Why Gen Z and Millennial Parents Are Shifting Away From Spanking

Why Gen Z and Millennial Parents Are Shifting Away From Spanking

The hand comes down before you can even think. It’s a reflex, a legacy, and for about 20% of younger parents today, it's still a reality of discipline. Despite the massive cultural shift toward "gentle parenting" and "breaking generational cycles," a significant chunk of Gen Z and Millennial moms and dads aren't ready to retire the rod just yet.

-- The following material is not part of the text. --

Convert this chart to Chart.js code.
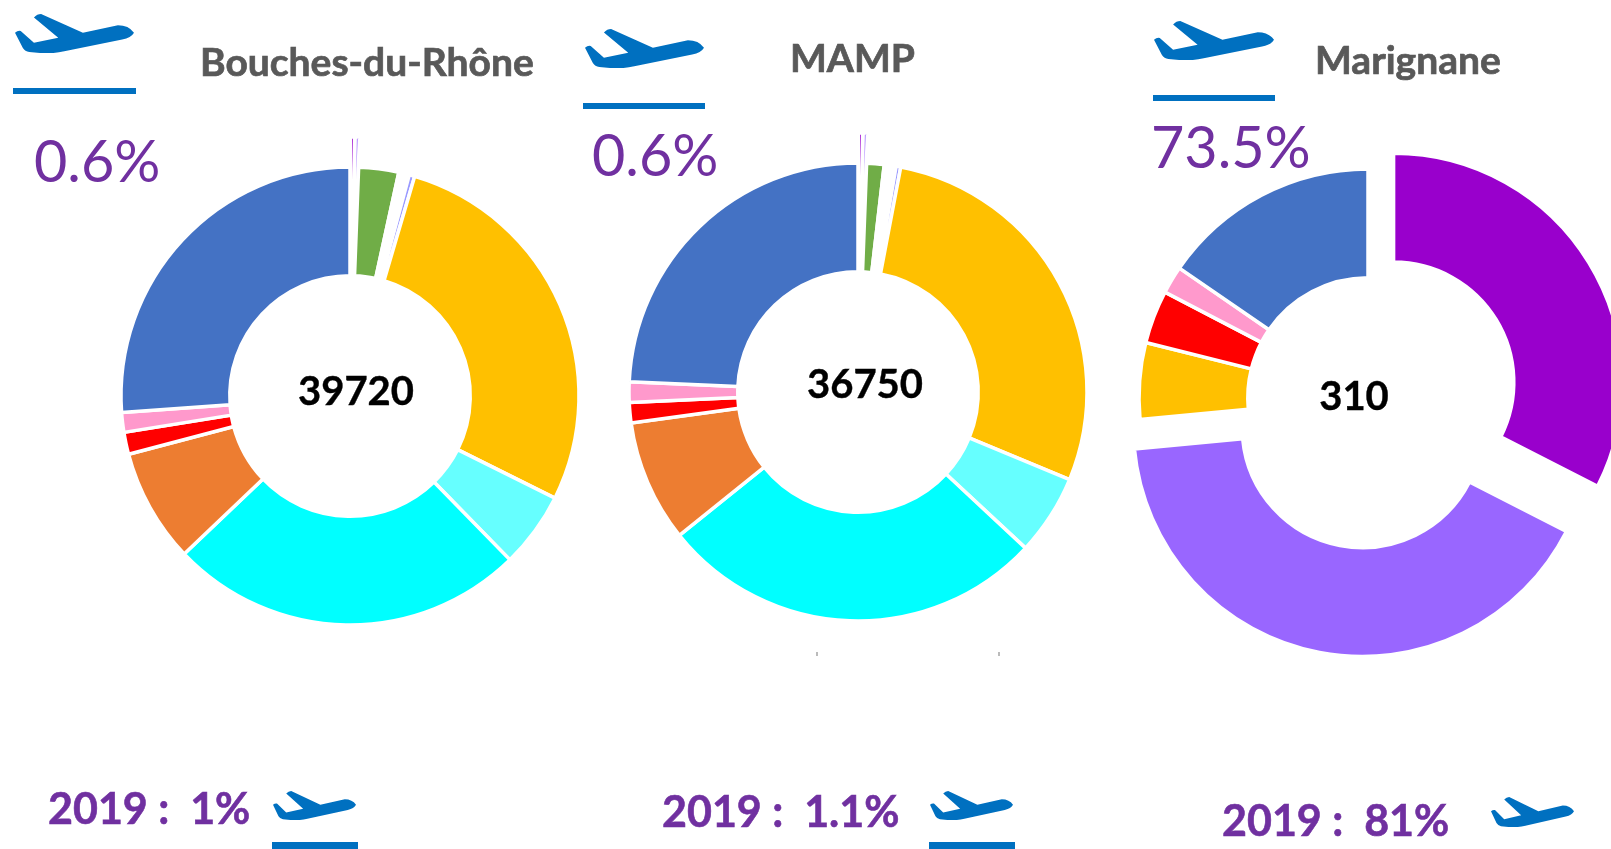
<!DOCTYPE html>
<html lang="fr">
<head>
<meta charset="utf-8">
<title>Donuts</title>
<script src="https://cdn.jsdelivr.net/npm/chart.js@4"></script>
<style>
html,body{margin:0;padding:0;width:1611px;height:849px;overflow:hidden;background:#fff}
canvas{position:absolute;filter:blur(.5px)}
#c1{left:50px;top:96px}
#c2{left:558px;top:92px}
#c3{left:1068px;top:98px}
svg{position:absolute;left:0;top:0}
text{font-family:Lato,"Open Sans",sans-serif}
.title{font-weight:700;font-size:39px;fill:#595959;stroke:#595959;stroke-width:.7px;filter:blur(.6px)}
.share{font-size:57.5px;fill:#7030A0}
.total{font-weight:700;font-size:40px;fill:#000;stroke:#000;stroke-width:.4px}
.past{font-weight:700;font-size:43px;fill:#7030A0;stroke:#7030A0;stroke-width:.6px}
.plane,.rule{fill:#0070C0}
</style>
</head>
<body>
<canvas id="c1" width="600" height="600"></canvas>
<canvas id="c2" width="600" height="600"></canvas>
<canvas id="c3" width="600" height="600"></canvas>
<svg width="1611" height="849" xmlns="http://www.w3.org/2000/svg">
  <defs>
    <symbol id="pl" viewBox="0 0 333 115" preserveAspectRatio="none">
      <path d="M0 55 Q8 48 16 50 L53 85 L121 70 L53 10 Q62 0 73 0 L190 55 L288 33 Q318 33 333 55 Q325 70 300 75 L138 110 Q105 118 70 115 L40 112 Q28 110 22 100 Z"/>
    </symbol>
  </defs>
  <use class="plane" href="#pl" x="15" y="14" width="119" height="39"/>
  <rect class="rule" x="13" y="88" width="123" height="6"/>
  <use class="plane" href="#pl" x="585" y="29" width="119" height="39"/>
  <rect class="rule" x="583" y="103" width="122" height="6"/>
  <use class="plane" href="#pl" x="1154" y="21" width="120" height="39"/>
  <rect class="rule" x="1153" y="95" width="122" height="6"/>

  <text class="title" x="200" y="76">Bouches-du-Rhône</text>
  <text class="title" x="790" y="72">MAMP</text>
  <text class="title" x="1315" y="74">Marignane</text>

  <text class="share" x="34" y="182">0.6%</text>
  <text class="share" x="592" y="176">0.6%</text>
  <text class="share" x="1151" y="168">73.5%</text>

  <text class="total" x="356" y="405" text-anchor="middle">39720</text>
  <text class="total" x="865" y="398" text-anchor="middle">36750</text>
  <text class="total" x="1354" y="410" text-anchor="middle">310</text>

  <rect x="816" y="652" width="2" height="4" fill="#bbb"/>
  <rect x="998" y="652" width="2" height="4" fill="#bbb"/>

  <text class="past" x="48" y="824" xml:space="preserve">2019 :  1%</text>
  <use class="plane" href="#pl" x="273" y="791" width="83" height="29"/>
  <rect class="rule" x="272" y="842" width="86" height="7"/>
  <text class="past" x="662" y="827" xml:space="preserve">2019 :  1.1%</text>
  <use class="plane" href="#pl" x="930" y="791" width="83" height="29"/>
  <rect class="rule" x="929" y="842" width="86" height="7"/>
  <text class="past" x="1222" y="836" xml:space="preserve">2019 :  81%</text>
  <use class="plane" href="#pl" x="1491" y="797" width="83" height="30"/>
</svg>
<script>
const categories = ['Transport aérien A','Transport aérien B','Catégorie verte','Catégorie blanche','Catégorie pervenche','Catégorie jaune','Catégorie cyan clair','Catégorie cyan','Catégorie orange','Catégorie rouge','Catégorie rose','Catégorie bleue'];
const colours = ['#9900CC','#9966FF','#70AD47','#FFFFFF','#9999FF','#FFC000','#66FFFF','#00FFFF','#ED7D31','#FF0000','#FF99CC','#4472C4'];
const exploded = ['Transport aérien A','Transport aérien B'];
const bouchesDuRhone = [0.3,0.3,2.82,0.75,0.39,27.8,5.33,25.2,8.02,1.55,1.39,26.15];
const mamp = [0.3,0.3,1.23,0.83,0.33,28.25,5.69,27.3,8.59,1.44,1.44,24.28];
const marignane = [32.5,41,0,0,0,5.4,0,0,0,3.75,1.95,15.4];

// Chart.js's own "offset" also inflates the arc radius, so exploded slices
// are moved along their mid-angle after the library has laid them out.
const explodeArcs = {
  id:'explodeArcs',
  afterDatasetsUpdate(chart){
    chart.getDatasetMeta(0).data.forEach((arc,k)=>{
      if(!exploded.includes(chart.data.labels[k])) return;
      const mid=(arc.startAngle+arc.endAngle)/2;
      arc.x+=Math.cos(mid)*30;
      arc.y+=Math.sin(mid)*30;
    });
  }
};

function donut(id, values) {
  const keep = values.map((v,i)=>i).filter(i=>values[i]>0);
  new Chart(document.getElementById(id), {
    type:'doughnut',
    data:{
      labels:keep.map(i=>categories[i]),
      datasets:[{
        data:keep.map(i=>values[i]),
        backgroundColor:keep.map(i=>colours[i]),
        borderColor:'#fff',
        borderWidth:3.5
      }]
    },
    plugins:[explodeArcs],
    options:{
      responsive:false,
      animation:false,
      radius:229,
      cutout:'52.5%',
      layout:{padding:0},
      plugins:{legend:{display:false},tooltip:{enabled:false}}
    }
  });
}
donut('c1', bouchesDuRhone);
donut('c2', mamp);
donut('c3', marignane);
</script>
</body>
</html>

Recent data shows a fascinating divide. While we often hear that modern parenting is all about big feelings and quiet corners, the numbers tell a more complicated story. According to recent surveys, roughly one in five parents under 40 still uses physical discipline. It's a statistic that shocks some and feels like common sense to others.

The debate isn't just about whether spanking works. It's about what happens when the stress of 2026 meets the way we were raised.

The Gap Between Intent and Action

Most of us start our parenting journey swearing we'll do things differently. You read the books. You follow the Instagram accounts that tell you how to validate a toddler’s rage over a broken cracker. But then the toddler hits the dog for the third time, you haven't slept in six years, and the lizard brain takes over.

This 20% isn't necessarily a group of "pro-spanking" activists. Often, it's people caught between two worlds. They grew up in homes where a swat on the rear was as standard as breakfast. Now, they're trying to navigate a world that views physical discipline as a failure of emotional regulation.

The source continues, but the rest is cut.